U.S. History/Jacksonian Era
To what extent was the rise of the Whig Party a reaction to Andrew Jackson and his policies?
What was the economic effect of Jackson's bank war? How did Americans see Jackson's actions toward the national Bank?
How did the nullification process illustrate national issues such as states rights and sectional tension? How was it resolved?
Analyze how expanded suffrage affected political campaigns. What affect did this have on U.S policy?
In the answers, what I'm looking for is four pieces of evidence and a primary or secondary source. Thanks in advance.
I think the Whig Party had more to do with the dissipation of the Federalist party and nowhere for those people to go.
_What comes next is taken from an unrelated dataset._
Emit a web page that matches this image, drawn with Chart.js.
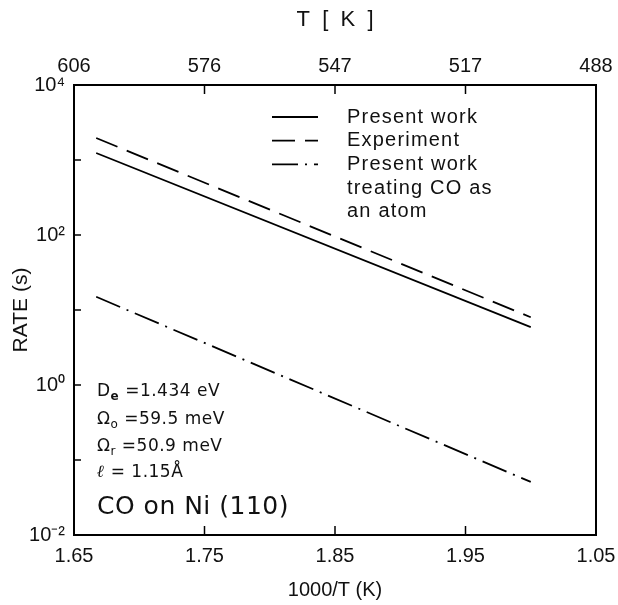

Jackson's policies probably drove some people from the Democratic-Replubicans and helped grow the ranks of the Whigs. People who supported protective tariffs, more government spending on infrastructure, and the US Bank saw there was no way to pursue these goals without being a part of another party.
The immediate effect of failing to renew the Bank's charter was a currency shortage which led to a financial panic. The main impact of this fell on mercantile interests. For most farmers, who were Jackson's supporters, the impact was less harsh. Most Jackson supporters, who were a majority of the country, were happy to see the bank fail since it prevented a small group of bankers from controlling the economy.
In the early years of the US, many States claimed they had the authority to nullify federal laws that were unconstitutional, or even when there were simply policy differences. President Jackson held to the position that the federal government was supreme and that States could not nullify laws. He did, however, reform several laws that some States were attempting to nullify.
In the years leading up to Jackson's election, States did away with property requirements for voting, meaning that almost all free men could vote. This meant that government leaders had to appeal to the working classes, not just wealthy property owners.